* _REQUEST_
Carry none of the pictures over; set down the material below exactly.

* _DATASET EXCERPT_
>> BEGIN

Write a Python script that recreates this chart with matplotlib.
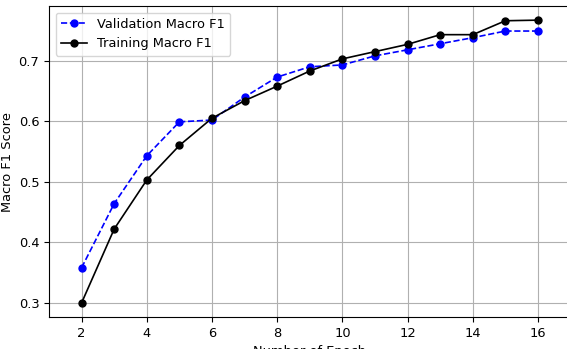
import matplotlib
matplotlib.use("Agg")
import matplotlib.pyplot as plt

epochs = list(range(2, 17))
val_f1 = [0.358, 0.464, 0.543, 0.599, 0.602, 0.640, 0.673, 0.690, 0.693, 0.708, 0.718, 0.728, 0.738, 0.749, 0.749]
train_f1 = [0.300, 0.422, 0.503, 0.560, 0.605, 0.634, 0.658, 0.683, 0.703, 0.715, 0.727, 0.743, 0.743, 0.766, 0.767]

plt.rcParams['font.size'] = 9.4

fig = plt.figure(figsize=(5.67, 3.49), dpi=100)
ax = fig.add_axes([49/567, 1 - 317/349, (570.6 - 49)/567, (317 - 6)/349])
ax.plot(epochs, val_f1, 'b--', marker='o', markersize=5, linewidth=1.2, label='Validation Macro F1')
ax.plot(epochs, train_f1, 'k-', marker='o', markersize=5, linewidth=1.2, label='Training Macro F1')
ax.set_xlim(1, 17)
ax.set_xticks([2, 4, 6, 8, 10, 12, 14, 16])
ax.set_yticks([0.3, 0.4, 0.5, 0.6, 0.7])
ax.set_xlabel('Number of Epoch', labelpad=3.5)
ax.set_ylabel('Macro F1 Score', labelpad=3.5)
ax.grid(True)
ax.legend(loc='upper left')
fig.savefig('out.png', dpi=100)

>> END

* _THE COMPLETED TASK_
Write a Python script that recreates this chart with matplotlib.
import matplotlib
matplotlib.use("Agg")
import matplotlib.pyplot as plt

epochs = list(range(2, 17))
val_f1 = [0.358, 0.464, 0.543, 0.599, 0.602, 0.640, 0.673, 0.690, 0.693, 0.708, 0.718, 0.728, 0.738, 0.749, 0.749]
train_f1 = [0.300, 0.422, 0.503, 0.560, 0.605, 0.634, 0.658, 0.683, 0.703, 0.715, 0.727, 0.743, 0.743, 0.766, 0.767]

plt.rcParams['font.size'] = 9.4

fig = plt.figure(figsize=(5.67, 3.49), dpi=100)
ax = fig.add_axes([49/567, 1 - 317/349, (570.6 - 49)/567, (317 - 6)/349])
ax.plot(epochs, val_f1, 'b--', marker='o', markersize=5, linewidth=1.2, label='Validation Macro F1')
ax.plot(epochs, train_f1, 'k-', marker='o', markersize=5, linewidth=1.2, label='Training Macro F1')
ax.set_xlim(1, 17)
ax.set_xticks([2, 4, 6, 8, 10, 12, 14, 16])
ax.set_yticks([0.3, 0.4, 0.5, 0.6, 0.7])
ax.set_xlabel('Number of Epoch', labelpad=3.5)
ax.set_ylabel('Macro F1 Score', labelpad=3.5)
ax.grid(True)
ax.legend(loc='upper left')
fig.savefig('out.png', dpi=100)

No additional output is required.